Mr Bonior said: "It is particularly disconcerting that the effect of recombining the DNA for nearly 70 per cent of all foods in US stores is essentially unknown." Charles Margulis, a Greenpeace spokesman, said: "It is a myth that attitudes in the US are different. The biggest difference is awareness, and that is changing. The more people know, the less they want to buy it."

-- Old Git (anon@spamproblems.com), February 05, 2000.


Some of the many sites where information can be obtained regarding the dangers of GM foods:

Prince opens Labour rift on GM crops

"Seeds of Disaster," HRH the Prince of Wales

The Soil Association, GM Foods page

Friends of the Earth, GM Foods page

Greenpeace, GM Foods page

-- Old Git (anon@spamproblems.com), February 05, 2000.


Thanks for the research Old Git.

Diane

-- Diane J. Squire (sacredspaces@yahoo.com), February 05, 2000.
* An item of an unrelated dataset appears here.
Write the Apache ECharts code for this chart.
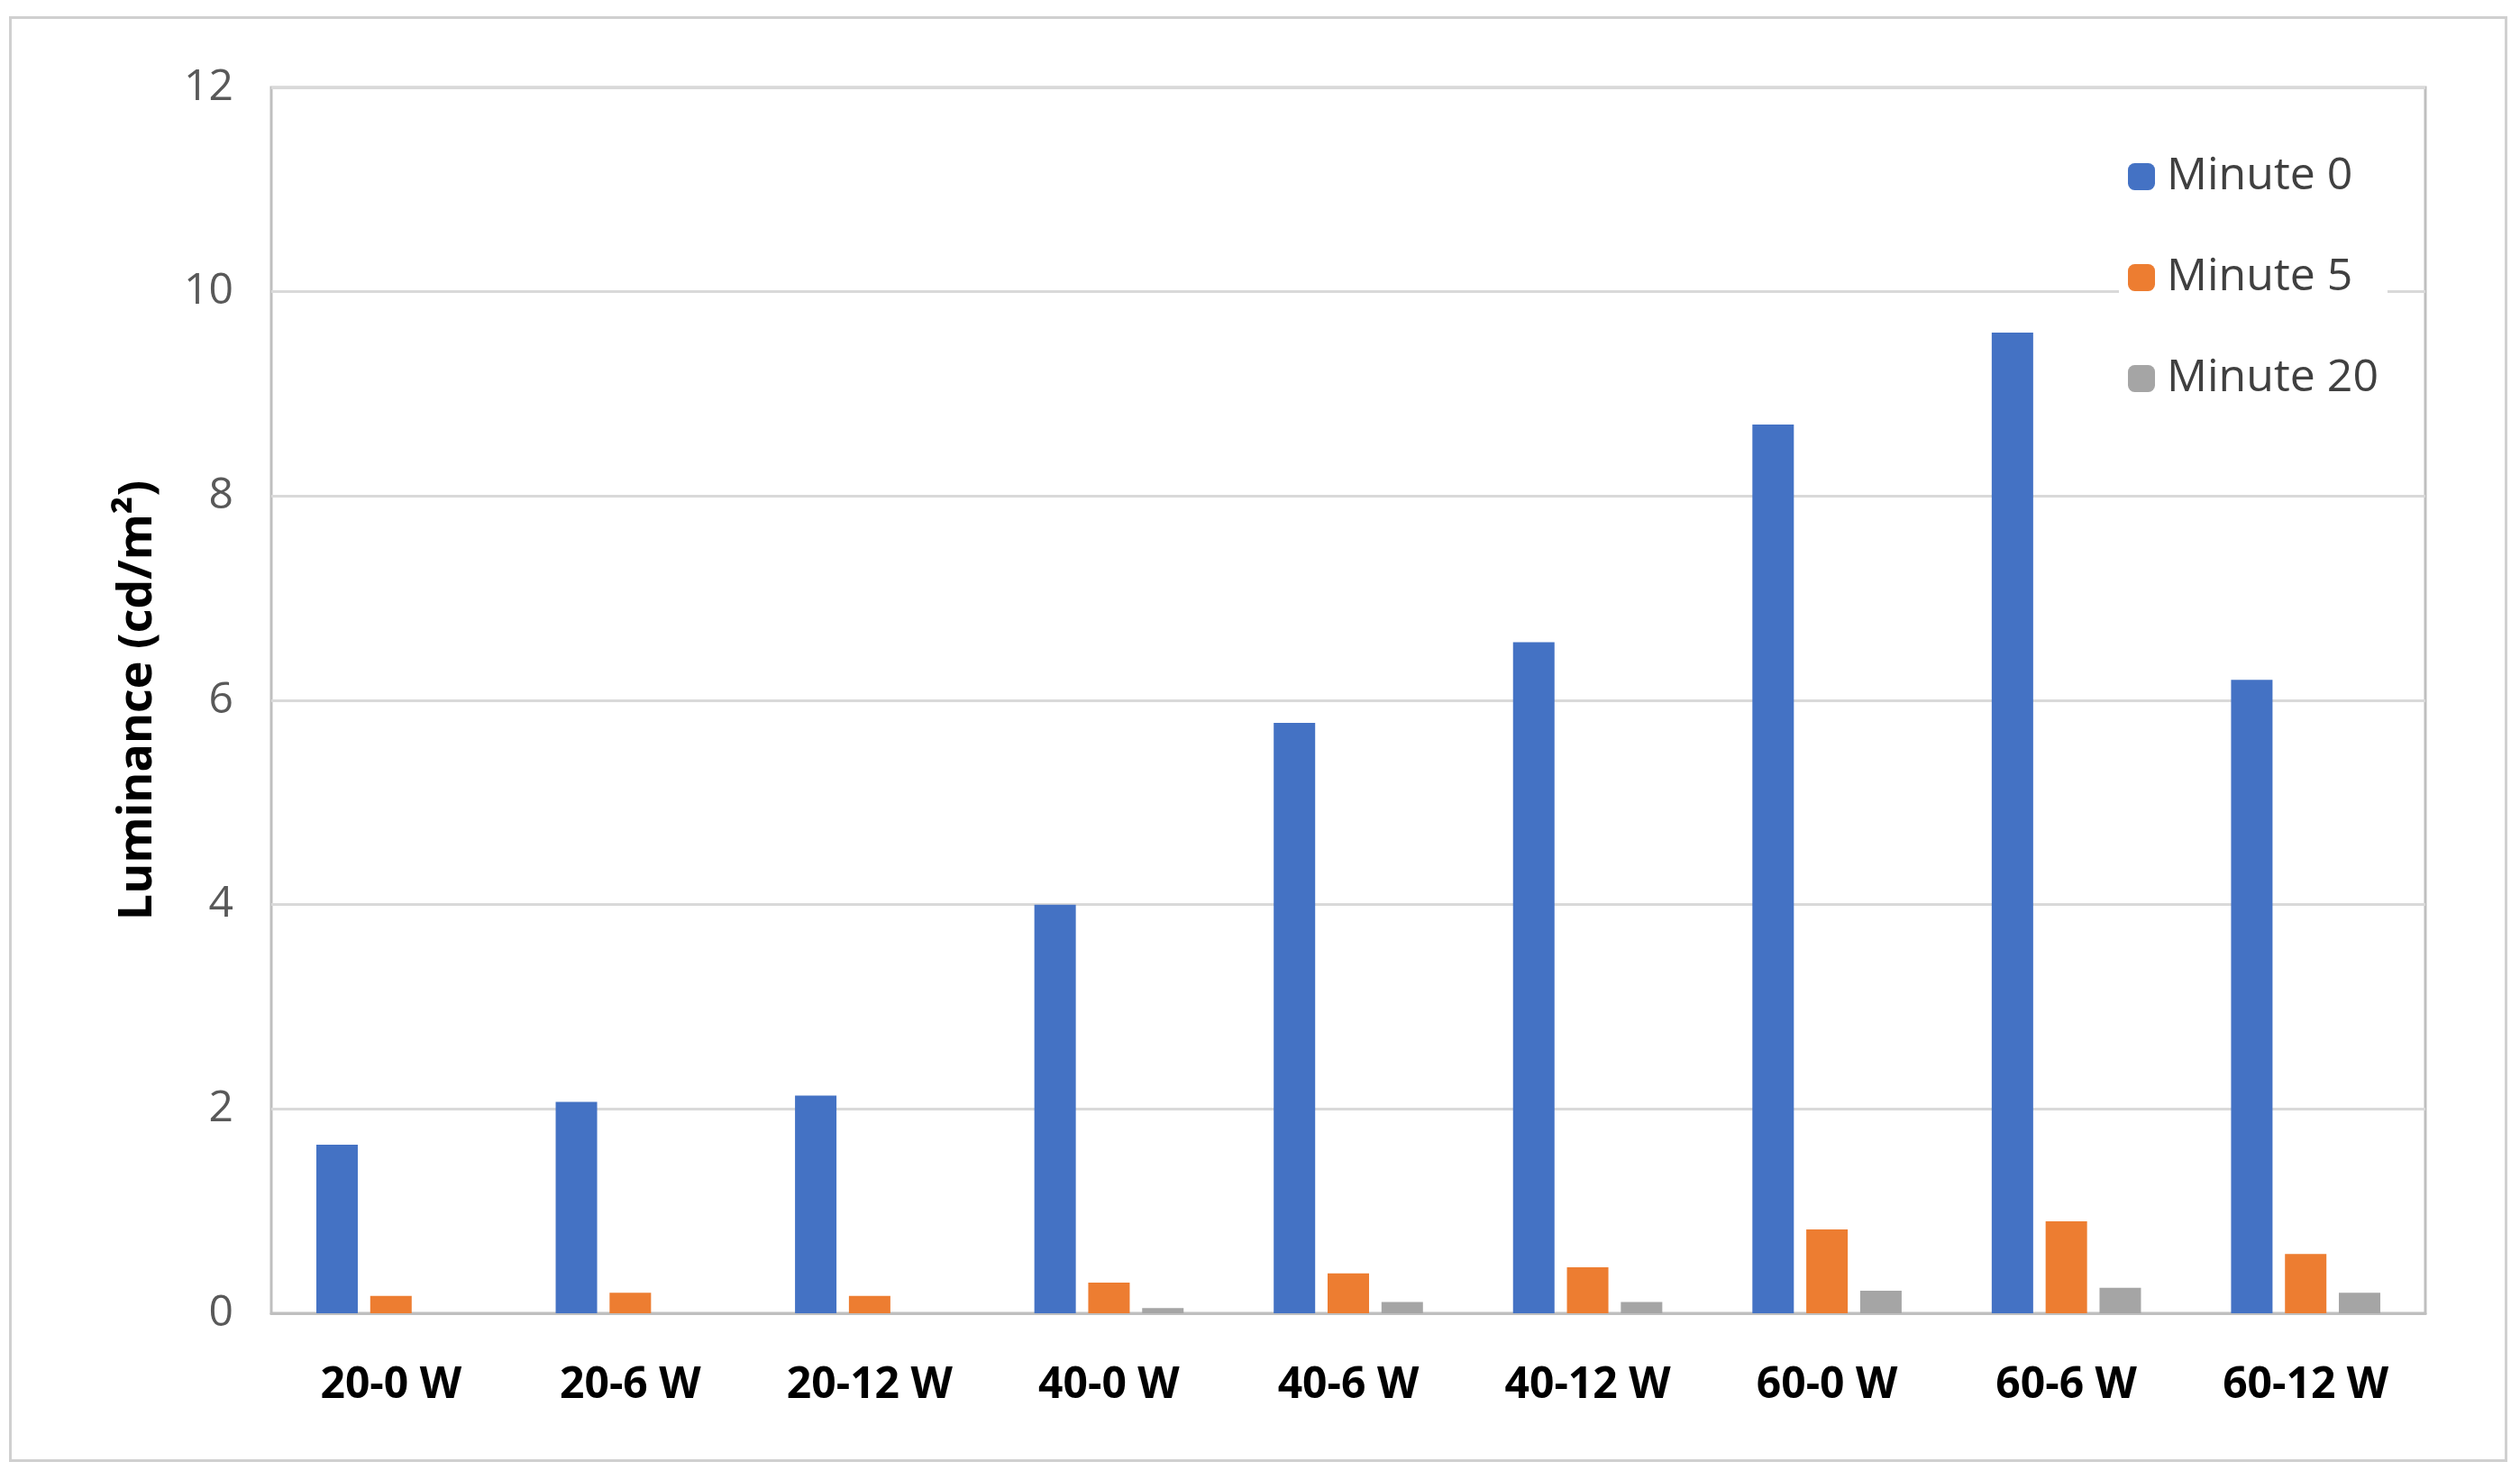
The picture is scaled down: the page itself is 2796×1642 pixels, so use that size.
<!DOCTYPE html>
<html><head><meta charset="utf-8">
<script src="https://cdn.jsdelivr.net/npm/echarts@6/dist/echarts.min.js"></script>
<style>html,body{margin:0;padding:0;background:#fff}
#main{position:absolute;left:10px;top:18px;width:2772px;height:1604px;border:3px solid #d0d0d0;box-sizing:border-box}</style>
</head><body><div id="main"></div>
<script>
var categories = ['20-0 W','20-6 W','20-12 W','40-0 W','40-6 W','40-12 W','60-0 W','60-6 W','60-12 W'];
var minute0 = [1.65, 2.07, 2.13, 4.0, 5.78, 6.57, 8.7, 9.6, 6.2];
var minute5 = [0.17, 0.2, 0.17, 0.3, 0.39, 0.45, 0.82, 0.9, 0.58];
var minute20 = [0, 0, 0, 0.05, 0.11, 0.11, 0.22, 0.25, 0.2];

var gridL = 288, gridR = 88, gridT = 76, gridB = 162;
var myChart = echarts.init(document.getElementById('main'));
var option = {
  animation: false,
  grid: { left: gridL, right: gridR, top: gridT, bottom: gridB },
  legend: {
    orient: 'vertical', right: 130, top: 140, itemGap: 62,
    itemWidth: 30, itemHeight: 30, backgroundColor: '#fff', padding: [10, 10],
    textStyle: { fontSize: 50, color: '#404040', fontFamily: 'Open Sans', padding: [0, 0, 0, 8] },
    data: ['Minute 0', 'Minute 5', 'Minute 20']
  },
  xAxis: {
    type: 'category', data: categories,
    axisLine: { lineStyle: { color: '#bfbfbf', width: 3 } },
    axisTick: { show: false },
    axisLabel: { fontSize: 48, fontWeight: 'bold', color: '#000', margin: 56, fontFamily: 'Open Sans' },
    splitLine: { show: false }
  },
  yAxis: {
    type: 'value', min: 0, max: 12, interval: 2,
    name: 'Luminance (cd/m²)', nameLocation: 'middle', nameGap: 122,
    nameTextStyle: { fontSize: 52, fontWeight: 'bold', color: '#000', fontFamily: 'Open Sans' },
    axisLine: { show: false }, axisTick: { show: false },
    axisLabel: { fontSize: 48, color: '#595959', margin: 42, fontFamily: 'Open Sans' },
    splitLine: { lineStyle: { color: '#d9d9d9', width: 3 } }
  },
  series: [
    { name: 'Minute 0', type: 'bar', data: minute0, barWidth: 46, barGap: '30%', itemStyle: { color: '#4472c4' } },
    { name: 'Minute 5', type: 'bar', data: minute5, barWidth: 46, itemStyle: { color: '#ed7d31' } },
    { name: 'Minute 20', type: 'bar', data: minute20, barWidth: 46, itemStyle: { color: '#a5a5a5' } }
  ],
  graphic: [{ type: 'rect', shape: { x: gridL, y: gridT, width: 2772 - 6 - gridL - gridR, height: 1604 - 6 - gridT - gridB }, style: { fill: 'none', stroke: '#bfbfbf', lineWidth: 3 }, silent: true, z: -1 }]
};
myChart.setOption(option);
</script></body></html>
This whole thing is Pandoras Box. They also have developed the terminator gene which only produces sterile seed and you can't save seed each year.

-- morgan (bitbybit@eoni.com), February 05, 2000.

MONSANTO and its Henchmen,by FAR more dangerous than Iraq or Hitler ever was to us.

-- Wannabe de Executioner (hang@daybreak.cure), February 05, 2000.


The MAJOR PROBLEM is DROUGHT. When fertile soils receive fertile seeds, then absence of moisture will result in NOTHING. Mulch won't work. Only deep water porting will avert crop failure. But that is HARD WORK! Most Americans would faint under such stress.

The greatest concern this year will be LACK OF MOISTURE. When multiple thousands of crops cannot be harvested due to LACK OF MOISTURE, then STARVATION will be OBVIOUS.

Prep on for your life!

-- dinosaur (dinosaur@williams-net.com), February 05, 2000.


The bottom line is money, and the price of human life gets cheaper every day. How can these people believe they can control the spread of this altered pollen? It's not possible. When these sterile genes get into the native plants(and it will happen) how many species of wildlife will we lose because they no longer have a food source? We are gambling with our lives and most of us are either too blinded by the dollar or too trusting in TPTB to even care.

-- grannyclampett (don'thave@clue.com), February 05, 2000.

Frito-Lay recently announced that they would no longer buy GM corn for their products...this was discussed on another thread which I can't now find. I finally got a response from them when I asked if they also would refuse to use GM ingredients in their other food products:

Thank you for contacting us again. We appreciate your deep interest in this sensitive matter.

Frito-Lay is a large buyer of agricultural commodities that are grown in the U.S. Unfortunately, some of the U.S. agricultural crop today is derived from gene technology and is not required to be labeled. Therefore, just like other food companies, Frito-Lay does not know if or how much of those commodities find their way into any of our products.

Be assured that we are doing our part to bring the best quality snacks possible to your store shelves! Thank you again for you concern and your support.

Sincerely,

Frito-Lay Consumer Affairs

-- jeanne (jeanne@hurry.now), February 05, 2000.


Here it is:

No GM corn in Frito-Lay's products

-- Old Git (anon@spamproblems.com), February 05, 2000.


What a mess. This is why God iss suppose to hold all DNA patents, IMHO. Next thing you know, it will be illegal for me to grow green beans cause Libby's has them patented.

-- Hokie (Hokie_@hotmail.com), February 05, 2000.


Check your Burpee catalog. IT'S ALREADY ILLEGAL for you to SAVE MANY of the SEEDS FOR REPLANTING.

Look for the PROPAGATION CONTROLLED ICON!!